_WHAT TO WORK ON_
Your task is to copy the listing exactly, with the pictures left out.

_RECORDED INFORMATION_

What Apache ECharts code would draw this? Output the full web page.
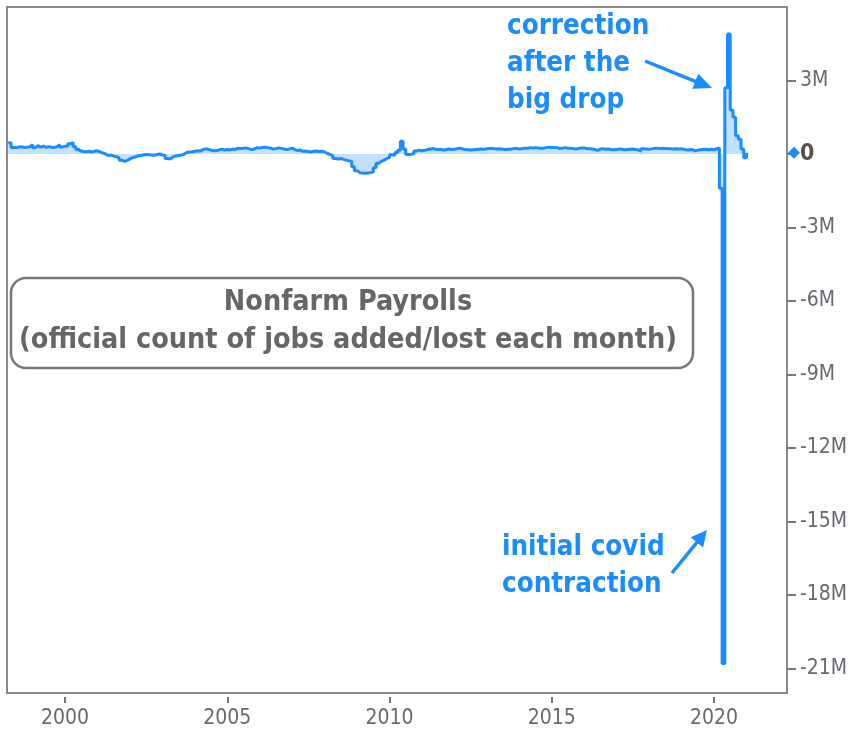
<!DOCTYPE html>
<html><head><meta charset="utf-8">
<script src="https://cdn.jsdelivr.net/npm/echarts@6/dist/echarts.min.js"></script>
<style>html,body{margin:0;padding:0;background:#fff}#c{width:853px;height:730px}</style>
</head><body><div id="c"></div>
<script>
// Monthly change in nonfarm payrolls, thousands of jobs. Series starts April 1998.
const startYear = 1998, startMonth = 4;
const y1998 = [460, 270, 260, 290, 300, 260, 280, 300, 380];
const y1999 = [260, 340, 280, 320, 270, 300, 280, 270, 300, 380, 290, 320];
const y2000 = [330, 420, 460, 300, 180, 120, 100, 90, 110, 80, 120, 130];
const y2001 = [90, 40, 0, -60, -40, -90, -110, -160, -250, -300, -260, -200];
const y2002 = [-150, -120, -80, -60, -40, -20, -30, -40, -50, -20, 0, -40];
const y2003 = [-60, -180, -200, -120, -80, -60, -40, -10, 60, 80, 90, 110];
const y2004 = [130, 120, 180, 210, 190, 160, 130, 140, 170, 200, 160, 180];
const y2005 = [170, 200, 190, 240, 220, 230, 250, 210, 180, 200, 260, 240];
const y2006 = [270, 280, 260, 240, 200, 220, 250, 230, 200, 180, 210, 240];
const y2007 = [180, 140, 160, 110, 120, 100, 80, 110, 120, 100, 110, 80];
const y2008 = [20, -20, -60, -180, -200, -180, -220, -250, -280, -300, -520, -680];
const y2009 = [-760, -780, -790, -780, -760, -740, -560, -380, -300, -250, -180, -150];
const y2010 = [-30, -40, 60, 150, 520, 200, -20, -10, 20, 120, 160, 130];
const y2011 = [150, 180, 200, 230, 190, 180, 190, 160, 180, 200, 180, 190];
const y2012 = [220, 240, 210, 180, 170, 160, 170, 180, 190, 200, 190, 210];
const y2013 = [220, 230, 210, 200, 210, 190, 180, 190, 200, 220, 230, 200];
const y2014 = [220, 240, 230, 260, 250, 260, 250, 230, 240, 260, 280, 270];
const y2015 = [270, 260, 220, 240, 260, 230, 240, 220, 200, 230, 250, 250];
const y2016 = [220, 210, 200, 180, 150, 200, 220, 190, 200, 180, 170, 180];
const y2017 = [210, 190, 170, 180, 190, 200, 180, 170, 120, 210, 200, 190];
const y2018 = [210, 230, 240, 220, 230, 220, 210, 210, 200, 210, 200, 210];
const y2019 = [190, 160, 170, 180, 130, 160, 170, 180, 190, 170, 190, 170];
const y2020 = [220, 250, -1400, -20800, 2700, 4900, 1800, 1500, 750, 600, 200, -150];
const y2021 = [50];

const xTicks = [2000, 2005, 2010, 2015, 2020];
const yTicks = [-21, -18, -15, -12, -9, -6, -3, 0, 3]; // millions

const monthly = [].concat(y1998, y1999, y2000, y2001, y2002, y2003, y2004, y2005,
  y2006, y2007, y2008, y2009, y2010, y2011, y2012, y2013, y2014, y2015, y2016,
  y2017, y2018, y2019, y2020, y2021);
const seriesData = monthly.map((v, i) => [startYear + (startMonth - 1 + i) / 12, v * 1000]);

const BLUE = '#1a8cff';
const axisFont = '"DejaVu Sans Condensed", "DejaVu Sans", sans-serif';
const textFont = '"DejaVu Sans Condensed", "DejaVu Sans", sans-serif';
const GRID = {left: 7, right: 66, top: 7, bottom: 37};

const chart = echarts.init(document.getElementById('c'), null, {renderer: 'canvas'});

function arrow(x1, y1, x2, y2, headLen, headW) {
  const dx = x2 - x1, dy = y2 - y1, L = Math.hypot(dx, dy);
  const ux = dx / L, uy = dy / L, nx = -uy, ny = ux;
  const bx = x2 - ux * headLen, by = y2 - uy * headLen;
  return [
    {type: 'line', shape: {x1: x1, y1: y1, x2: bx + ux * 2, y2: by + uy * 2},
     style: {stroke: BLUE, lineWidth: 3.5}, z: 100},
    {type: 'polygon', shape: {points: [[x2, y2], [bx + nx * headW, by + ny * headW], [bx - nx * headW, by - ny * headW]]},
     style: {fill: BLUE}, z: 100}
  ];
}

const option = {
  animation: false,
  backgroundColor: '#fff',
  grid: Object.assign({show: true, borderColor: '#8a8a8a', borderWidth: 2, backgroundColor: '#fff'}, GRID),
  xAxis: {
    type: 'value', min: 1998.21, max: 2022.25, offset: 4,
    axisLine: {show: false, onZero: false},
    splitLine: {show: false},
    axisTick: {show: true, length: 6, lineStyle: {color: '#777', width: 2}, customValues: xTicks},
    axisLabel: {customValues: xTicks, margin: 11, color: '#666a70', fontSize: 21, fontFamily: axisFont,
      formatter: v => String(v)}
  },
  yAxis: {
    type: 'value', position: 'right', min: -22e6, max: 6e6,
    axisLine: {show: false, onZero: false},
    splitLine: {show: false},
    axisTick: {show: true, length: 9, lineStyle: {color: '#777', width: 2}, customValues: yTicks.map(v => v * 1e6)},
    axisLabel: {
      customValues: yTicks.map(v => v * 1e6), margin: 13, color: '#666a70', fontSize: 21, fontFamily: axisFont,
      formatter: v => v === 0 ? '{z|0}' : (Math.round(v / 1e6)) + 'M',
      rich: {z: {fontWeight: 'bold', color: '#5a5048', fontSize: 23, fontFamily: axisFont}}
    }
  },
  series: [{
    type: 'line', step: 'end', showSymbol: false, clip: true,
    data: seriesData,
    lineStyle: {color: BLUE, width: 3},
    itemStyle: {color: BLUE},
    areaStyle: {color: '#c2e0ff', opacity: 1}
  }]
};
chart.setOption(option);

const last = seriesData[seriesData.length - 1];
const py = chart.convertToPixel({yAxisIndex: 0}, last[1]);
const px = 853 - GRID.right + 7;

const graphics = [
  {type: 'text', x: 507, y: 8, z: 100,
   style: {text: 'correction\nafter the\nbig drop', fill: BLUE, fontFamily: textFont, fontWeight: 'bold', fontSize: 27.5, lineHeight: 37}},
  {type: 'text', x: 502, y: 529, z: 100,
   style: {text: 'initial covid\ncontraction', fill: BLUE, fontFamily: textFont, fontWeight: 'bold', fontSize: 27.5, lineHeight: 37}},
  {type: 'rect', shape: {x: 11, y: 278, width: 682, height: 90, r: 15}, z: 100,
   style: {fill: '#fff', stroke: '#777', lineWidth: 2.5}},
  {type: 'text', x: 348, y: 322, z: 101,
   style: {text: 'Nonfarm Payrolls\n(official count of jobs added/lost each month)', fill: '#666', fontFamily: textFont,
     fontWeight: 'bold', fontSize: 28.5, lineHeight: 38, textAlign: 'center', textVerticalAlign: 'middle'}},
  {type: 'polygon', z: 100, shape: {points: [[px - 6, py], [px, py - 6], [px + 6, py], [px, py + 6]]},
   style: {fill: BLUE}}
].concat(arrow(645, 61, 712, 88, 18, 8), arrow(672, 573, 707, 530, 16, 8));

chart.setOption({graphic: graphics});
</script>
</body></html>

_THE REPLY_
What Apache ECharts code would draw this? Output the full web page.
<!DOCTYPE html>
<html><head><meta charset="utf-8">
<script src="https://cdn.jsdelivr.net/npm/echarts@6/dist/echarts.min.js"></script>
<style>html,body{margin:0;padding:0;background:#fff}#c{width:853px;height:730px}</style>
</head><body><div id="c"></div>
<script>
// Monthly change in nonfarm payrolls, thousands of jobs. Series starts April 1998.
const startYear = 1998, startMonth = 4;
const y1998 = [460, 270, 260, 290, 300, 260, 280, 300, 380];
const y1999 = [260, 340, 280, 320, 270, 300, 280, 270, 300, 380, 290, 320];
const y2000 = [330, 420, 460, 300, 180, 120, 100, 90, 110, 80, 120, 130];
const y2001 = [90, 40, 0, -60, -40, -90, -110, -160, -250, -300, -260, -200];
const y2002 = [-150, -120, -80, -60, -40, -20, -30, -40, -50, -20, 0, -40];
const y2003 = [-60, -180, -200, -120, -80, -60, -40, -10, 60, 80, 90, 110];
const y2004 = [130, 120, 180, 210, 190, 160, 130, 140, 170, 200, 160, 180];
const y2005 = [170, 200, 190, 240, 220, 230, 250, 210, 180, 200, 260, 240];
const y2006 = [270, 280, 260, 240, 200, 220, 250, 230, 200, 180, 210, 240];
const y2007 = [180, 140, 160, 110, 120, 100, 80, 110, 120, 100, 110, 80];
const y2008 = [20, -20, -60, -180, -200, -180, -220, -250, -280, -300, -520, -680];
const y2009 = [-760, -780, -790, -780, -760, -740, -560, -380, -300, -250, -180, -150];
const y2010 = [-30, -40, 60, 150, 520, 200, -20, -10, 20, 120, 160, 130];
const y2011 = [150, 180, 200, 230, 190, 180, 190, 160, 180, 200, 180, 190];
const y2012 = [220, 240, 210, 180, 170, 160, 170, 180, 190, 200, 190, 210];
const y2013 = [220, 230, 210, 200, 210, 190, 180, 190, 200, 220, 230, 200];
const y2014 = [220, 240, 230, 260, 250, 260, 250, 230, 240, 260, 280, 270];
const y2015 = [270, 260, 220, 240, 260, 230, 240, 220, 200, 230, 250, 250];
const y2016 = [220, 210, 200, 180, 150, 200, 220, 190, 200, 180, 170, 180];
const y2017 = [210, 190, 170, 180, 190, 200, 180, 170, 120, 210, 200, 190];
const y2018 = [210, 230, 240, 220, 230, 220, 210, 210, 200, 210, 200, 210];
const y2019 = [190, 160, 170, 180, 130, 160, 170, 180, 190, 170, 190, 170];
const y2020 = [220, 250, -1400, -20800, 2700, 4900, 1800, 1500, 750, 600, 200, -150];
const y2021 = [50];

const xTicks = [2000, 2005, 2010, 2015, 2020];
const yTicks = [-21, -18, -15, -12, -9, -6, -3, 0, 3]; // millions

const monthly = [].concat(y1998, y1999, y2000, y2001, y2002, y2003, y2004, y2005,
  y2006, y2007, y2008, y2009, y2010, y2011, y2012, y2013, y2014, y2015, y2016,
  y2017, y2018, y2019, y2020, y2021);
const seriesData = monthly.map((v, i) => [startYear + (startMonth - 1 + i) / 12, v * 1000]);

const BLUE = '#1a8cff';
const axisFont = '"DejaVu Sans Condensed", "DejaVu Sans", sans-serif';
const textFont = '"DejaVu Sans Condensed", "DejaVu Sans", sans-serif';
const GRID = {left: 7, right: 66, top: 7, bottom: 37};

const chart = echarts.init(document.getElementById('c'), null, {renderer: 'canvas'});

function arrow(x1, y1, x2, y2, headLen, headW) {
  const dx = x2 - x1, dy = y2 - y1, L = Math.hypot(dx, dy);
  const ux = dx / L, uy = dy / L, nx = -uy, ny = ux;
  const bx = x2 - ux * headLen, by = y2 - uy * headLen;
  return [
    {type: 'line', shape: {x1: x1, y1: y1, x2: bx + ux * 2, y2: by + uy * 2},
     style: {stroke: BLUE, lineWidth: 3.5}, z: 100},
    {type: 'polygon', shape: {points: [[x2, y2], [bx + nx * headW, by + ny * headW], [bx - nx * headW, by - ny * headW]]},
     style: {fill: BLUE}, z: 100}
  ];
}

const option = {
  animation: false,
  backgroundColor: '#fff',
  grid: Object.assign({show: true, borderColor: '#8a8a8a', borderWidth: 2, backgroundColor: '#fff'}, GRID),
  xAxis: {
    type: 'value', min: 1998.21, max: 2022.25, offset: 4,
    axisLine: {show: false, onZero: false},
    splitLine: {show: false},
    axisTick: {show: true, length: 6, lineStyle: {color: '#777', width: 2}, customValues: xTicks},
    axisLabel: {customValues: xTicks, margin: 11, color: '#666a70', fontSize: 21, fontFamily: axisFont,
      formatter: v => String(v)}
  },
  yAxis: {
    type: 'value', position: 'right', min: -22e6, max: 6e6,
    axisLine: {show: false, onZero: false},
    splitLine: {show: false},
    axisTick: {show: true, length: 9, lineStyle: {color: '#777', width: 2}, customValues: yTicks.map(v => v * 1e6)},
    axisLabel: {
      customValues: yTicks.map(v => v * 1e6), margin: 13, color: '#666a70', fontSize: 21, fontFamily: axisFont,
      formatter: v => v === 0 ? '{z|0}' : (Math.round(v / 1e6)) + 'M',
      rich: {z: {fontWeight: 'bold', color: '#5a5048', fontSize: 23, fontFamily: axisFont}}
    }
  },
  series: [{
    type: 'line', step: 'end', showSymbol: false, clip: true,
    data: seriesData,
    lineStyle: {color: BLUE, width: 3},
    itemStyle: {color: BLUE},
    areaStyle: {color: '#c2e0ff', opacity: 1}
  }]
};
chart.setOption(option);

const last = seriesData[seriesData.length - 1];
const py = chart.convertToPixel({yAxisIndex: 0}, last[1]);
const px = 853 - GRID.right + 7;

const graphics = [
  {type: 'text', x: 507, y: 8, z: 100,
   style: {text: 'correction\nafter the\nbig drop', fill: BLUE, fontFamily: textFont, fontWeight: 'bold', fontSize: 27.5, lineHeight: 37}},
  {type: 'text', x: 502, y: 529, z: 100,
   style: {text: 'initial covid\ncontraction', fill: BLUE, fontFamily: textFont, fontWeight: 'bold', fontSize: 27.5, lineHeight: 37}},
  {type: 'rect', shape: {x: 11, y: 278, width: 682, height: 90, r: 15}, z: 100,
   style: {fill: '#fff', stroke: '#777', lineWidth: 2.5}},
  {type: 'text', x: 348, y: 322, z: 101,
   style: {text: 'Nonfarm Payrolls\n(official count of jobs added/lost each month)', fill: '#666', fontFamily: textFont,
     fontWeight: 'bold', fontSize: 28.5, lineHeight: 38, textAlign: 'center', textVerticalAlign: 'middle'}},
  {type: 'polygon', z: 100, shape: {points: [[px - 6, py], [px, py - 6], [px + 6, py], [px, py + 6]]},
   style: {fill: BLUE}}
].concat(arrow(645, 61, 712, 88, 18, 8), arrow(672, 573, 707, 530, 16, 8));

chart.setOption({graphic: graphics});
</script>
</body></html>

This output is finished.